Data shown
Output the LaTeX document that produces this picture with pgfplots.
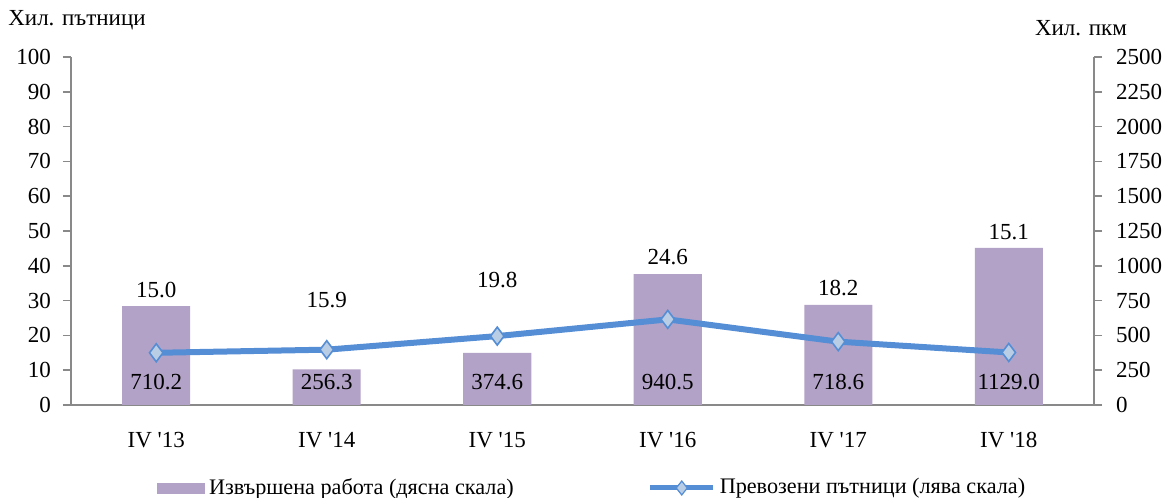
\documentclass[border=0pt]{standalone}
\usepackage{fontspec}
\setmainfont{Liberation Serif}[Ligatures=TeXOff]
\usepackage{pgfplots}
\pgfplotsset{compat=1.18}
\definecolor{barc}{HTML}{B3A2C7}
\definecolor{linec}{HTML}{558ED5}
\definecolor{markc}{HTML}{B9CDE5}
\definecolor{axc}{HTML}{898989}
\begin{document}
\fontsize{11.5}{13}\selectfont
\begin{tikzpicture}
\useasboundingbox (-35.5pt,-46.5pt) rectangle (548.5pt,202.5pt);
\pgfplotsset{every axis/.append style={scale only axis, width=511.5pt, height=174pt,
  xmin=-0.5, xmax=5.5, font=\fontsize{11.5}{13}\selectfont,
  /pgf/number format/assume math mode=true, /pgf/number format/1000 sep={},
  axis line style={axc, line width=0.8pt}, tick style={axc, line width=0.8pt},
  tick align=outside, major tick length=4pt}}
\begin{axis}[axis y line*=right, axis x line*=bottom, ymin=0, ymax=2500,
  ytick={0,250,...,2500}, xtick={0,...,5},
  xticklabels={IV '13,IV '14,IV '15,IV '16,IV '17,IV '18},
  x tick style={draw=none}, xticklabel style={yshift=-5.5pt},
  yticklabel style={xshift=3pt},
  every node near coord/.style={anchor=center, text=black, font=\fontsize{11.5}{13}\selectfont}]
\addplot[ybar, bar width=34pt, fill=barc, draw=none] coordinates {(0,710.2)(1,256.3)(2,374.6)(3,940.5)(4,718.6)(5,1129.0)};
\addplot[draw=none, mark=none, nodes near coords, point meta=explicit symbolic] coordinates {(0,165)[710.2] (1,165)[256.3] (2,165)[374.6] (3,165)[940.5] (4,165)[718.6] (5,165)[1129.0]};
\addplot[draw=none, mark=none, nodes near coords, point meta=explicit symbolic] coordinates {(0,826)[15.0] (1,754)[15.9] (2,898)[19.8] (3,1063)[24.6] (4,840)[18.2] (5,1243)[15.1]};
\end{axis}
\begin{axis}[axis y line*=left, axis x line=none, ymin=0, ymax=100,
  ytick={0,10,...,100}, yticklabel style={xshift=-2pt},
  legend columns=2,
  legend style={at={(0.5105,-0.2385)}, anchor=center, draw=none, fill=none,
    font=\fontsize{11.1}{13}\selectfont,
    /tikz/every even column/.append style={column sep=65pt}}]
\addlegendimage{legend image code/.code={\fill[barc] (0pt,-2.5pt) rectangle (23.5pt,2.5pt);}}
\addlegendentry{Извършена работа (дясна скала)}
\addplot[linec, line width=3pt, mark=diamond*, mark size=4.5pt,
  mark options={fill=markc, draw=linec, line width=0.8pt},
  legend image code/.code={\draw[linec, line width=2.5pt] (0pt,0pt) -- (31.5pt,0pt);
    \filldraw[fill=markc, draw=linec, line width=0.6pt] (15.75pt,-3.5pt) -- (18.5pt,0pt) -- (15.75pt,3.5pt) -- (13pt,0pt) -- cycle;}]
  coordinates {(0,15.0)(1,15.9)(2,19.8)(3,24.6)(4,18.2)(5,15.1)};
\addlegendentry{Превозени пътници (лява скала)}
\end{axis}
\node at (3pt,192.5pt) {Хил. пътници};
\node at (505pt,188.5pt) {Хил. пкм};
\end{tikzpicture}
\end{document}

Exercise brief
Set down all the data again exactly as above, pictures excluded.

The output
Output the LaTeX document that produces this picture with pgfplots.
\documentclass[border=0pt]{standalone}
\usepackage{fontspec}
\setmainfont{Liberation Serif}[Ligatures=TeXOff]
\usepackage{pgfplots}
\pgfplotsset{compat=1.18}
\definecolor{barc}{HTML}{B3A2C7}
\definecolor{linec}{HTML}{558ED5}
\definecolor{markc}{HTML}{B9CDE5}
\definecolor{axc}{HTML}{898989}
\begin{document}
\fontsize{11.5}{13}\selectfont
\begin{tikzpicture}
\useasboundingbox (-35.5pt,-46.5pt) rectangle (548.5pt,202.5pt);
\pgfplotsset{every axis/.append style={scale only axis, width=511.5pt, height=174pt,
  xmin=-0.5, xmax=5.5, font=\fontsize{11.5}{13}\selectfont,
  /pgf/number format/assume math mode=true, /pgf/number format/1000 sep={},
  axis line style={axc, line width=0.8pt}, tick style={axc, line width=0.8pt},
  tick align=outside, major tick length=4pt}}
\begin{axis}[axis y line*=right, axis x line*=bottom, ymin=0, ymax=2500,
  ytick={0,250,...,2500}, xtick={0,...,5},
  xticklabels={IV '13,IV '14,IV '15,IV '16,IV '17,IV '18},
  x tick style={draw=none}, xticklabel style={yshift=-5.5pt},
  yticklabel style={xshift=3pt},
  every node near coord/.style={anchor=center, text=black, font=\fontsize{11.5}{13}\selectfont}]
\addplot[ybar, bar width=34pt, fill=barc, draw=none] coordinates {(0,710.2)(1,256.3)(2,374.6)(3,940.5)(4,718.6)(5,1129.0)};
\addplot[draw=none, mark=none, nodes near coords, point meta=explicit symbolic] coordinates {(0,165)[710.2] (1,165)[256.3] (2,165)[374.6] (3,165)[940.5] (4,165)[718.6] (5,165)[1129.0]};
\addplot[draw=none, mark=none, nodes near coords, point meta=explicit symbolic] coordinates {(0,826)[15.0] (1,754)[15.9] (2,898)[19.8] (3,1063)[24.6] (4,840)[18.2] (5,1243)[15.1]};
\end{axis}
\begin{axis}[axis y line*=left, axis x line=none, ymin=0, ymax=100,
  ytick={0,10,...,100}, yticklabel style={xshift=-2pt},
  legend columns=2,
  legend style={at={(0.5105,-0.2385)}, anchor=center, draw=none, fill=none,
    font=\fontsize{11.1}{13}\selectfont,
    /tikz/every even column/.append style={column sep=65pt}}]
\addlegendimage{legend image code/.code={\fill[barc] (0pt,-2.5pt) rectangle (23.5pt,2.5pt);}}
\addlegendentry{Извършена работа (дясна скала)}
\addplot[linec, line width=3pt, mark=diamond*, mark size=4.5pt,
  mark options={fill=markc, draw=linec, line width=0.8pt},
  legend image code/.code={\draw[linec, line width=2.5pt] (0pt,0pt) -- (31.5pt,0pt);
    \filldraw[fill=markc, draw=linec, line width=0.6pt] (15.75pt,-3.5pt) -- (18.5pt,0pt) -- (15.75pt,3.5pt) -- (13pt,0pt) -- cycle;}]
  coordinates {(0,15.0)(1,15.9)(2,19.8)(3,24.6)(4,18.2)(5,15.1)};
\addlegendentry{Превозени пътници (лява скала)}
\end{axis}
\node at (3pt,192.5pt) {Хил. пътници};
\node at (505pt,188.5pt) {Хил. пкм};
\end{tikzpicture}
\end{document}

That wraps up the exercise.